Впрочем, корпоративный дух совершенно исчез у цехов, столь заботливо охранявшихся городскими властями. Хотя они и продолжали из чувства чести и из преданности старинным традициям иметь для каждого цеха свой «дом» и особую часовню в какой-нибудь церкви, но у них нельзя было встретить уже больше тех чувств товарищества и солидарности, которые составляли их силу в средние века. Между мастерами и подмастерьями произошло резкое и окончательное размежевание.
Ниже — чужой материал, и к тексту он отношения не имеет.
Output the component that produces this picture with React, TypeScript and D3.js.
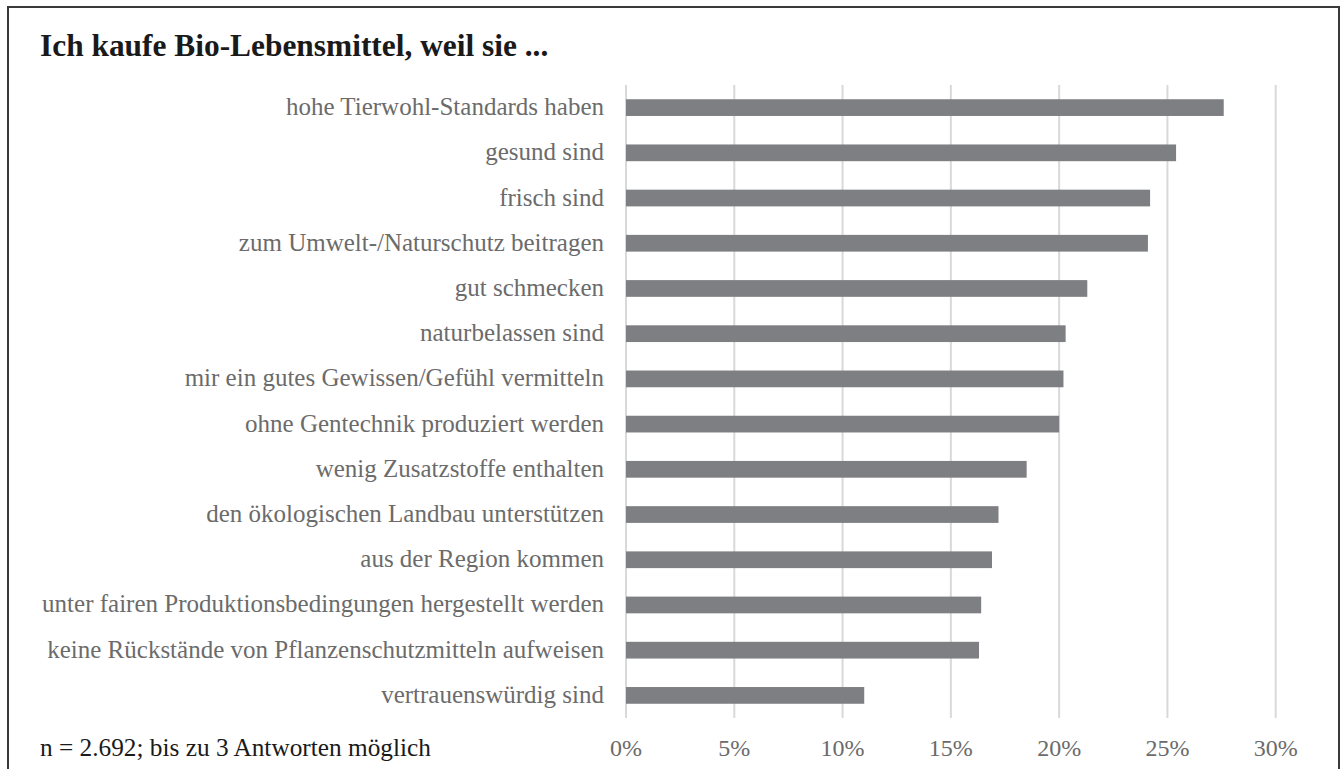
import React, { useEffect, useRef } from "react";
import * as d3 from "d3";

const categories: string[] = [
  "hohe Tierwohl-Standards haben",
  "gesund sind",
  "frisch sind",
  "zum Umwelt-/Naturschutz beitragen",
  "gut schmecken",
  "naturbelassen sind",
  "mir ein gutes Gewissen/Gefühl vermitteln",
  "ohne Gentechnik produziert werden",
  "wenig Zusatzstoffe enthalten",
  "den ökologischen Landbau unterstützen",
  "aus der Region kommen",
  "unter fairen Produktionsbedingungen hergestellt werden",
  "keine Rückstände von Pflanzenschutzmitteln aufweisen",
  "vertrauenswürdig sind",
];

const values: number[] = [
  27.6, 25.4, 24.2, 24.1, 21.3, 20.3, 20.2, 20.0, 18.5, 17.2, 16.9, 16.4, 16.3, 11.0,
];

const ticks: number[] = [0, 5, 10, 15, 20, 25, 30];

const title = "Ich kaufe Bio-Lebensmittel, weil sie ...";
const footnote = "n = 2.692; bis zu 3 Antworten möglich";

const W = 1341;
const H = 769;
const FONT = "'Liberation Serif', 'Times New Roman', serif";

export default function App() {
  const ref = useRef<SVGSVGElement>(null);

  useEffect(() => {
    const svg = d3.select(ref.current);
    svg.selectAll("*").remove();

    const x = d3.scaleLinear().domain([0, 30]).range([626, 1275.7]);
    const y = d3
      .scaleBand<string>()
      .domain(categories)
      .range([85, 718])
      .paddingInner(0.63)
      .paddingOuter(0.315);

    // outer frame
    svg
      .append("rect")
      .attr("x", 8)
      .attr("y", 7)
      .attr("width", 1331)
      .attr("height", 800)
      .attr("fill", "none")
      .attr("stroke", "#3a3a3a")
      .attr("stroke-width", 2);

    // title
    svg
      .append("text")
      .attr("x", 40)
      .attr("y", 56)
      .attr("font-family", FONT)
      .attr("font-weight", "bold")
      .attr("font-size", 31.4)
      .attr("fill", "#1a1a1a")
      .text(title);

    // gridlines
    svg
      .append("g")
      .selectAll("line")
      .data(ticks)
      .join("line")
      .attr("x1", (d) => x(d))
      .attr("x2", (d) => x(d))
      .attr("y1", 85)
      .attr("y2", 718)
      .attr("stroke", "#d9d9d9")
      .attr("stroke-width", 2);

    // bars
    svg
      .append("g")
      .selectAll("rect")
      .data(values)
      .join("rect")
      .attr("x", x(0))
      .attr("y", (_, i) => y(categories[i])!)
      .attr("width", (d) => x(d) - x(0))
      .attr("height", y.bandwidth())
      .attr("fill", "#7e7f83");

    // category labels
    svg
      .append("g")
      .selectAll("text")
      .data(categories)
      .join("text")
      .attr("x", 604)
      .attr("y", (d) => y(d)! + y.bandwidth() / 2)
      .attr("dy", "0.3em")
      .attr("text-anchor", "end")
      .attr("font-family", FONT)
      .attr("font-size", 25)
      .attr("fill", "#6b6b6b")
      .text((d) => d);

    // x tick labels
    svg
      .append("g")
      .selectAll("text")
      .data(ticks)
      .join("text")
      .attr("x", (d) => x(d))
      .attr("y", 756)
      .attr("text-anchor", "middle")
      .attr("font-family", FONT)
      .attr("font-size", 24)
      .attr("fill", "#6b6b6b")
      .text((d) => `${d}%`);

    // footnote
    svg
      .append("text")
      .attr("x", 40)
      .attr("y", 756)
      .attr("font-family", FONT)
      .attr("font-size", 25.3)
      .attr("fill", "#1a1a1a")
      .text(footnote);
  }, []);

  return (
    <div style={{ position: "absolute", left: 0, top: 0 }}>
      <svg ref={ref} width={W} height={H} style={{ display: "block", background: "#fff" }} />
    </div>
  );
}
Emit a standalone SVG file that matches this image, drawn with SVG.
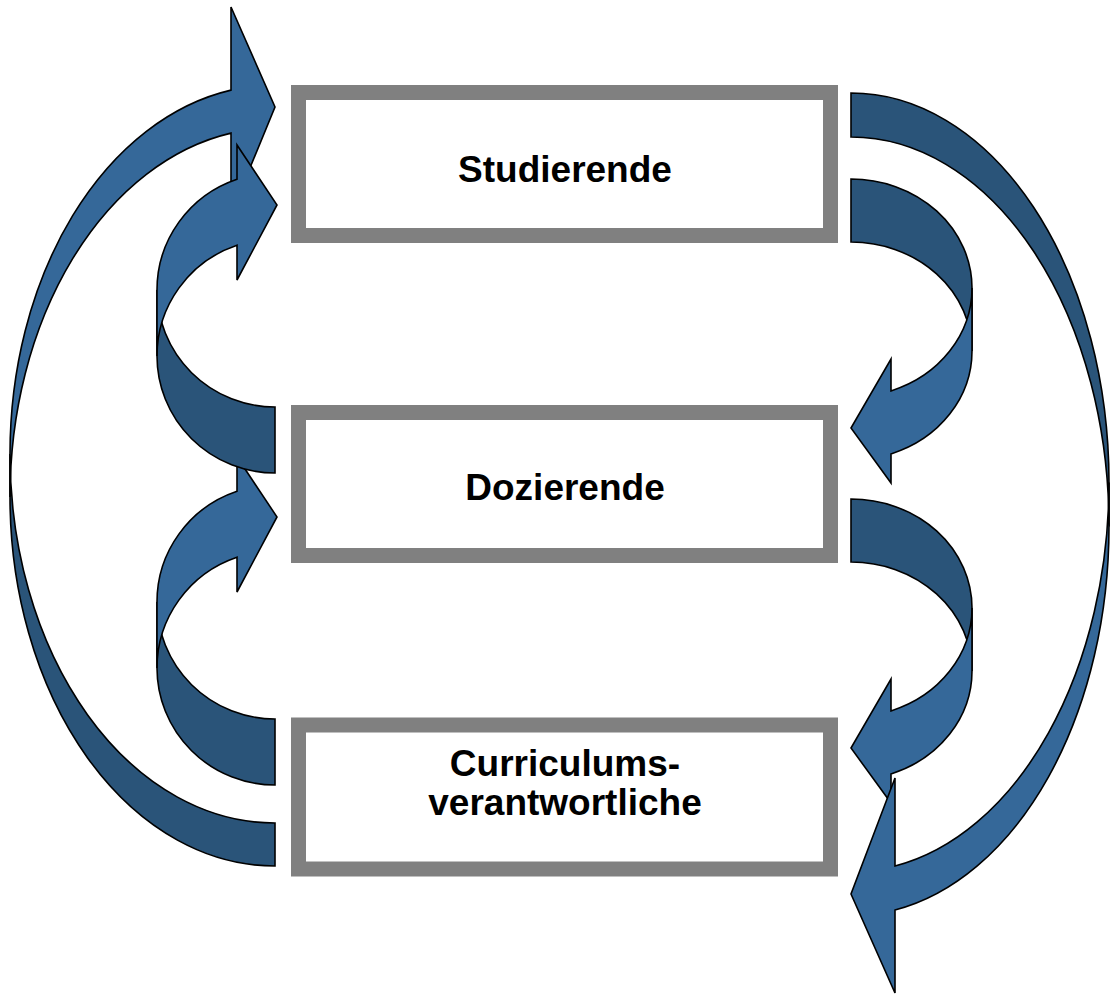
<svg xmlns="http://www.w3.org/2000/svg" width="1110" height="995" viewBox="0 0 1110 995">
  <style>
    .box { fill: #ffffff; stroke: #808080; stroke-width: 15; }
    .lbl { font-family: "Liberation Sans", Arial, sans-serif; font-weight: bold; font-size: 37px; fill: #000000; text-anchor: middle; }
    .front { fill: #356899; stroke: #000000; stroke-width: 1.6; stroke-linejoin: miter; }
    .back { fill: #2a5479; stroke: #000000; stroke-width: 1.6; stroke-linejoin: miter; }
  </style>
  <rect width="1110" height="995" fill="#ffffff"/>
  <g id="connectors">
    <g id="arrow-curriculum-to-studierende">
      <path class="back" d="M275,823 A265,369 0 0 1 10,454 L10,497 A265,369 0 0 0 275,866 Z"/>
      <path class="front" d="M10,454 A265,369 0 0 1 231,90.1 L231,7 L275,107 L231,214 L231,133.1 A265,369 0 0 0 10,497 Z"/>
    </g>
    <g id="arrow-curriculum-to-dozierende">
      <path class="back" d="M275,719 A118,117 0 0 1 157,602 L157,668 A118,117 0 0 0 275,785 Z"/>
      <path class="front" d="M157,602 A118,117 0 0 1 237,491.2 L237,457 L277,517 L237,592 L237,557.2 A118,117 0 0 0 157,668 Z"/>
    </g>
    <g id="arrow-dozierende-to-studierende">
      <path class="back" d="M275,407 A118,117 0 0 1 157,290 L157,356 A118,117 0 0 0 275,473 Z"/>
      <path class="front" d="M157,290 A118,117 0 0 1 237,179.2 L237,145 L277,205 L237,280 L237,245.2 A118,117 0 0 0 157,356 Z"/>
    </g>
    <g id="arrow-studierende-to-dozierende">
      <path class="back" d="M851,179 A121,109 0 0 1 972,288 L972,351 A121,109 0 0 0 851,242 Z"/>
      <path class="front" d="M972,288 A121,109 0 0 1 891,390.9 L891,359 L851,428 L891,483 L891,453.9 A121,109 0 0 0 972,351 Z"/>
    </g>
    <g id="arrow-dozierende-to-curriculum">
      <path class="back" d="M851,499 A121,109 0 0 1 972,608 L972,671 A121,109 0 0 0 851,562 Z"/>
      <path class="front" d="M972,608 A121,109 0 0 1 891,710.9 L891,679 L851,748 L891,803 L891,773.9 A121,109 0 0 0 972,671 Z"/>
    </g>
    <g id="arrow-studierende-to-curriculum">
      <path class="back" d="M851,93 A258,389.4 0 0 1 1109,482.4 L1109,526.4 A258,389.4 0 0 0 851,137 Z"/>
      <path class="front" d="M1109,482.4 A258,389.4 0 0 1 895,866 L895,778 L851,894 L895,993 L895,910 A258,389.4 0 0 0 1109,526.4 Z"/>
    </g>
  </g>
  <g id="node-studierende">
    <rect class="box" x="298.5" y="92.5" width="532" height="143"/>
    <text class="lbl" x="565" y="182">Studierende</text>
  </g>
  <g id="node-dozierende">
    <rect class="box" x="298.5" y="412.5" width="532" height="143"/>
    <text class="lbl" x="565" y="500">Dozierende</text>
  </g>
  <g id="node-curriculumsverantwortliche">
    <rect class="box" x="298.5" y="725" width="532" height="144"/>
    <text class="lbl" x="565" y="776">Curriculums-</text>
    <text class="lbl" x="565" y="815">verantwortliche</text>
  </g>
</svg>
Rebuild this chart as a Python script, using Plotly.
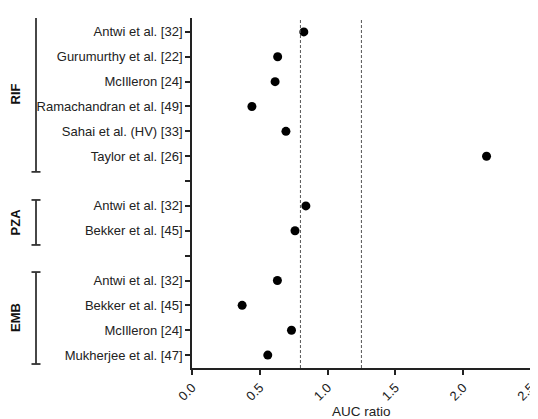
import plotly.graph_objects as go

# Data
study_labels = [
    "Antwi et al. [32]", "Gurumurthy et al. [22]", "McIlleron [24]",
    "Ramachandran et al. [49]", "Sahai et al. (HV) [33]", "Taylor et al. [26]",
    "",
    "Antwi et al. [32]", "Bekker et al. [45]",
    "",
    "Antwi et al. [32]", "Bekker et al. [45]", "McIlleron [24]", "Mukherjee et al. [47]",
]
auc_ratio = [0.825, 0.632, 0.613, 0.442, 0.693, 2.173,
             None,
             0.84, 0.76,
             None,
             0.63, 0.37, 0.734, 0.559]
ref_lines = [0.8, 1.25]
x_ticks = [0.0, 0.5, 1.0, 1.5, 2.0, 2.5]
x_tick_text = ["0.0", "0.5", "1.0", "1.5", "2.0", "2.5"]
groups = ["RIF", "PZA", "EMB"]
group_spans = [(-0.6, 5.63), (6.76, 8.57), (9.66, 13.36)]

slots = list(range(len(study_labels)))
px = [s for s, v in zip(slots, auc_ratio) if v is not None]
vx = [v for v in auc_ratio if v is not None]

FONT = "Liberation Sans, Arial, sans-serif"
fig = go.Figure()
fig.add_trace(go.Scatter(
    x=vx, y=px, mode="markers",
    marker=dict(color="black", size=9),
    showlegend=False, hoverinfo="x",
))

for xv in ref_lines:
    fig.add_shape(type="line", xref="x", yref="paper", x0=xv, x1=xv, y0=0, y1=1,
                  line=dict(color="#444", width=0.9, dash="3px,2px"))

# group brackets (pixel-like paper offsets left of the plot)
plot_w = 530 - 184 - 7
def px_to_paper(p):
    return (p - 192) / plot_w

bx = px_to_paper(36)
cap = 4.5 / plot_w
for name, (y0, y1) in zip(groups, group_spans):
    fig.add_shape(type="line", xref="paper", yref="y", x0=bx, x1=bx, y0=y0, y1=y1,
                  line=dict(color="#333", width=1.8))
    for yy in (y0, y1):
        fig.add_shape(type="line", xref="paper", yref="y", x0=bx - cap, x1=bx + cap,
                      y0=yy, y1=yy, line=dict(color="#333", width=1.8))
    fig.add_annotation(xref="paper", yref="y", x=px_to_paper(15), y=(y0 + y1) / 2,
                       xanchor="center", yanchor="middle",
                       text="<b>%s</b>" % name, textangle=-90, showarrow=False,
                       font=dict(family=FONT, size=13, color="#111"))

fig.add_annotation(xref="paper", yref="paper", x=0.5, y=0, yshift=-43,
                   yanchor="middle", text="AUC ratio", showarrow=False,
                   font=dict(family=FONT, size=13.5, color="#222"))

fig.update_layout(
    width=530, height=411,
    margin=dict(l=184, r=7, t=10, b=51),
    plot_bgcolor="white", paper_bgcolor="white",
    font=dict(family=FONT, size=13, color="#222"),
    xaxis=dict(range=[0, 2.501], tickvals=x_ticks, ticktext=x_tick_text,
               tickangle=-45, ticks="outside", ticklen=5, tickwidth=1.5,
               ticklabeloverflow="allow",
               tickcolor="#222", showline=True, linecolor="#222", linewidth=1.8,
               showgrid=False, zeroline=False, automargin=False),
    yaxis=dict(range=[13.52, -0.56], tickvals=slots, ticktext=study_labels,
               ticks="outside", ticklen=5, tickwidth=1.5, tickcolor="#222",
               showline=True, linecolor="#222", linewidth=1.8,
               showgrid=False, zeroline=False, automargin=False),
)

fig.write_html("out.html")
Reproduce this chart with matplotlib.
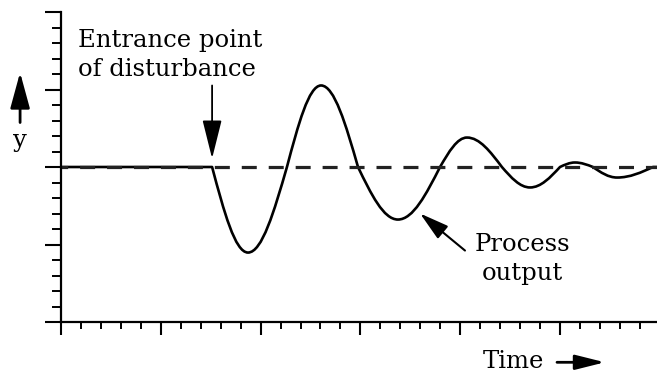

Первые, сделавшись фактически наследственными по своему положению, полностью захватили в свои руки руководство цехами, подмастерья же составляли класс наемных рабочих, правда, до некоторой степени слабо защищенных от конкуренции иностранных рабочих, но строго подчиненных власти мастеров, у которых они работали. В действительности они не пользовались больше никакими правами в цеховой организации, выступавшей по отношению к ним в роли союза работодателей. Они не только не принимали никакого участия в заседаниях цеха, но не получали ничего из остатков прежних благотворительных учреждений, выгодами которых пользовались лишь мастера и их ученики[1075]. Обучение должны были проходить только будущие мастера; связанные с этим расходы делали его недоступным для простых рабочих. Последние, почти всегда работая в мастерских с детства[1076], получали просто свою выучку на практике. Их роль сведена была к роли простых орудий труда, и общественные власти помогали мастерам-ремесленникам устранять всякие совместные выступления и всякое единение между отдельными подмастерьями. Стачка считалась преступлением, и если рабочим удавалось где-либо создать союз подмастерьев, то это происходило без ведома властен и в окружении глубокой тайны, придававшей их объединению характер тайного общества[1077].